God bless you all!
Little sermon for great men
In 1931 a young man wrote: "If I did not have Jesus with me every morning, I would succumb under the weight of my task. All my efforts consist now in improving myself in every manner and in growing more and more so that I can become a leader full of pep who knows his job and his men, a leader committed to them. You must have some prestige in order to be a leader. You can obtain this prestige by generosity, by mutual help, by self-sacrifice. Jesus said: Greater love than this no man hath, that a man lay down his life for his friends. If only He would permit that it happens to me, I would be so grateful for this."
Jesus heard the prayer of this young man. A few years later, he was admitted at the military school of Saint-Cyr in France, which is the equivalent of West Point in the US army. After his classes, he chose the Alpine troops as a young lieutenant. The Alps Mountains would become the tragic scene of his life and of his death.
In 1940 the war separated him from his family: his wife, Marie-Germaine, whom he married two years previously and his young sons Robert and Philippe. In 1941 it seemed that there was no more hope. Young Lieutenant Tom Morel did not understand it this way. After the demobilization of the French army, he wrote: "We, officers, must acknowledge and make ours two great principles: the first one is that France is immortal. The second one is that one day, we will vanquish."
In the darkest time of our History, Lieutenant Tom Morel kept an invincible hope that he communicated to his men. For him, there was no place for despair. He joined the Resistance because he knew that his country could recover his liberty, at whatever the cost. In fact, soon he would pay with his own life. He died in March 1944, offering his life for his country, but first to God. Three month later, thousands of American, Canadian and British soldiers would die in Normandy. In August of the same year, the second Armored Division of General Leclerc, a great soldier and a man of profound faith, would free Paris. Lieutenant Tom Morel would never see the achievement of his dream to see his country free, but he died with the certitude that his sacrifice was not useless. A few days before he died, he told someone: I always do what I think to be my duty, even though I have to die for this. Where did he find the strength to do this? In the heart of Jesus! "He is my great potential of energy. If He were not in my heart, I could not do anything!"
Dear brethren, today we celebrate the memory of the American soldiers who died for the United State of America. Forgive me if I did not evoke the memory of an American soldier, but I speak of what I know. And I am sure that your army had, and still has the honor to have such great men as Lieutenant Tom Morel in its ranks.
The military virtues are universal and deserve to be respected and honored in every country.

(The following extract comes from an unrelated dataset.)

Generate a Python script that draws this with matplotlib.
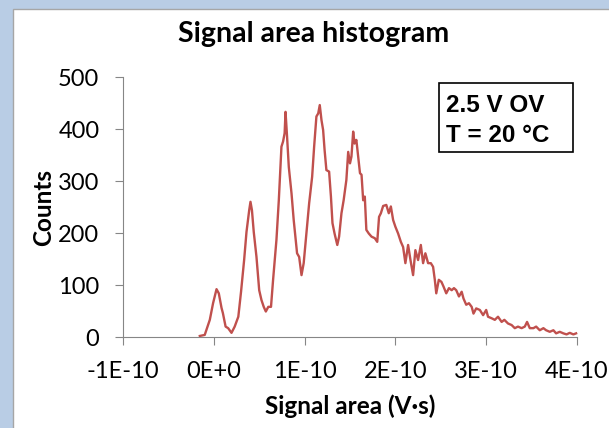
import numpy as np
import matplotlib.pyplot as plt
from matplotlib.patches import Rectangle
from matplotlib.ticker import FixedLocator, FixedFormatter

# signal area in units of 1E-10 V*s
area_e10 = [
    -0.154, -0.10, -0.044, -0.008, 0.03, 0.055, 0.085, 0.10, 0.13, 0.158,
    0.195, 0.23, 0.27, 0.30, 0.334, 0.36, 0.39, 0.404, 0.42, 0.44,
    0.47, 0.50, 0.525, 0.55, 0.573, 0.60, 0.63, 0.653, 0.69, 0.716,
    0.745, 0.763, 0.78, 0.79, 0.807, 0.826, 0.856, 0.88, 0.917, 0.94,
    0.966, 0.99, 1.02, 1.05, 1.083, 1.105, 1.13, 1.15, 1.167, 1.186,
    1.204, 1.22, 1.24, 1.27, 1.29, 1.307, 1.33, 1.36, 1.38, 1.406,
    1.43, 1.46, 1.48, 1.50, 1.516, 1.535, 1.55, 1.57, 1.59, 1.61,
    1.627, 1.645, 1.663, 1.68, 1.707, 1.737, 1.773, 1.80, 1.82, 1.84,
    1.865, 1.90, 1.927, 1.95, 1.975, 2.0, 2.03, 2.06, 2.085, 2.11,
    2.14, 2.166, 2.195, 2.22, 2.25, 2.28, 2.305, 2.33, 2.36, 2.39,
    2.415, 2.434, 2.45, 2.478, 2.507, 2.53, 2.56, 2.59, 2.62, 2.645,
    2.67, 2.70, 2.73, 2.75, 2.78, 2.81, 2.84, 2.86, 2.89, 2.93,
    2.966, 3.0, 3.02, 3.06, 3.095, 3.13, 3.17, 3.20, 3.24, 3.28,
    3.315, 3.35, 3.39, 3.425, 3.45, 3.48, 3.52, 3.55, 3.59, 3.63,
    3.66, 3.70, 3.74, 3.77, 3.81, 3.85, 3.885, 3.92, 3.96, 3.99,
]
counts = [
    2, 4, 33, 65, 92, 84, 56, 46, 20, 17,
    8, 20, 39, 87, 148, 202, 244, 260, 244, 202,
    154, 90, 71, 58, 49, 58, 58, 110, 187, 263,
    366, 376, 392, 433, 385, 327, 276, 225, 161, 154,
    119, 142, 199, 257, 308, 366, 424, 430, 446, 417,
    398, 360, 321, 318, 270, 219, 199, 177, 193, 238,
    263, 302, 356, 334, 347, 395, 372, 379, 347, 315,
    312, 263, 270, 206, 199, 193, 190, 183, 231, 238,
    252, 254, 238, 251, 225, 212, 199, 183, 173, 142,
    177, 148, 119, 167, 148, 177, 142, 161, 142, 142,
    135, 110, 84, 110, 106, 97, 84, 94, 90, 94,
    90, 78, 87, 74, 62, 65, 58, 45, 55, 52,
    42, 52, 39, 36, 33, 39, 29, 33, 26, 23,
    17, 20, 17, 20, 29, 17, 17, 20, 13, 17,
    13, 10, 13, 7, 10, 7, 5, 8, 5, 7,
]

xtick_vals = [-1e-10, 0.0, 1e-10, 2e-10, 3e-10, 4e-10]
xtick_labels = ["-1E-10", "0E+0", "1E-10", "2E-10", "3E-10", "4E-10"]
ytick_vals = [0, 100, 200, 300, 400, 500]

font = "Lato"
grey = "#868686"

fig = plt.figure(figsize=(6.09, 4.28), dpi=100)
fig.patch.set_facecolor("#B9CDE5")
# white chart panel
fig.add_artist(Rectangle((13 / 609, -0.05), 1.2, 1 - 9 / 428 + 0.05,
                         transform=fig.transFigure, facecolor="white",
                         edgecolor="#A6A6A6", lw=1.0, zorder=0))

ax = fig.add_axes([123 / 609, 1 - 337 / 428, 454 / 609, 260 / 428])
ax.set_facecolor("none")

x = np.array(area_e10) * 1e-10
ax.plot(x, counts, color="#C0504D", lw=1.7, clip_on=False)

ax.set_xlim(-1e-10, 4e-10)
ax.set_ylim(0, 500)
ax.xaxis.set_major_locator(FixedLocator(xtick_vals))
ax.xaxis.set_major_formatter(FixedFormatter(xtick_labels))
ax.set_yticks(ytick_vals)

for s in ["top", "right"]:
    ax.spines[s].set_visible(False)
for s in ["left", "bottom"]:
    ax.spines[s].set_color(grey)
    ax.spines[s].set_linewidth(0.8)

ax.tick_params(axis="both", colors=grey, length=6, width=0.8,
               labelcolor="black", labelsize=17)
ax.tick_params(axis="y", pad=11)
ax.tick_params(axis="x", pad=11)
for lbl in ax.get_xticklabels() + ax.get_yticklabels():
    lbl.set_fontfamily(font)

fig.text(314 / 609, 1 - 42 / 428, "Signal area histogram", ha="center",
         va="baseline", fontsize=20.5, fontweight="bold", family=font)
fig.text(350 / 609, 1 - 406 / 428, "Signal area (V\u00b7s)", ha="center",
         va="center", fontsize=17.5, fontweight="bold", family=font)
fig.text(44 / 609, 1 - 207 / 428, "Counts", ha="center", va="center",
         rotation=90, fontsize=17.5, fontweight="bold", family=font)

# condition box
fig.add_artist(Rectangle((439 / 609, 1 - 152 / 428), 134 / 609, 69 / 428,
                         transform=fig.transFigure, facecolor="white",
                         edgecolor="black", lw=1.2, zorder=3))
fig.text(446 / 609, 1 - 112 / 428, "2.5 V OV", ha="left", va="baseline",
         fontsize=17.5, fontweight="bold", family="Liberation Sans", zorder=4)
fig.text(446 / 609, 1 - 142.5 / 428, "T = 20 \u00b0C", ha="left",
         va="baseline", fontsize=17.5, fontweight="bold",
         family="Liberation Sans", zorder=4)

plt.savefig("out.png", dpi=100)
plt.close()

They are a testimony of courage, honor and sacrifice. Often they predispose men to the Faith, because these virtues are eminently Catholic, even though they can exist on a mere natural level. It is maybe not a coincidence that the man who provoked the admiration of Jesus Christ for his faith was a Roman Centurion. And among the beautiful figures of the martyrs of the early Church, we can number many soldiers. One of the most famous is certainly Saint Maurice, General of the Legion of Thebans. Saint Maurice shows us that, even though the service of the country is important, the service of God is more important. He was a faithful servant of his Emperor, but when Maximian ordered him to sacrifice to the gods, he could not accept. He would pay his fidelity to Christ by his life.
We remember only the great names of History, the names of those we call today heroes. But there are so many unknown heroes whose lives were a sacrifice offered for liberty, justice and peace. Let us pray to God so that their sacrifices were not useless and that they can find the eternal rest in the place where there is true liberty, true justice and true peace forever. We are not here today to judge of the morality of war. Even when a war is legitimate and conforms to the moral principles taught by the Church, it is still something horrible. Certain ones among you have learned to know it. Certain ones have seen its devastation and its works of death. But wars are not decided by militaries but by politicians. So let us pray to have wise politicians. And let us honor those who have died for their country. They are for the youth of today a beautiful example. May Our Lady obtain for them eternal rest and may the example of their virtues help us to live with a true dignity and sense of honor.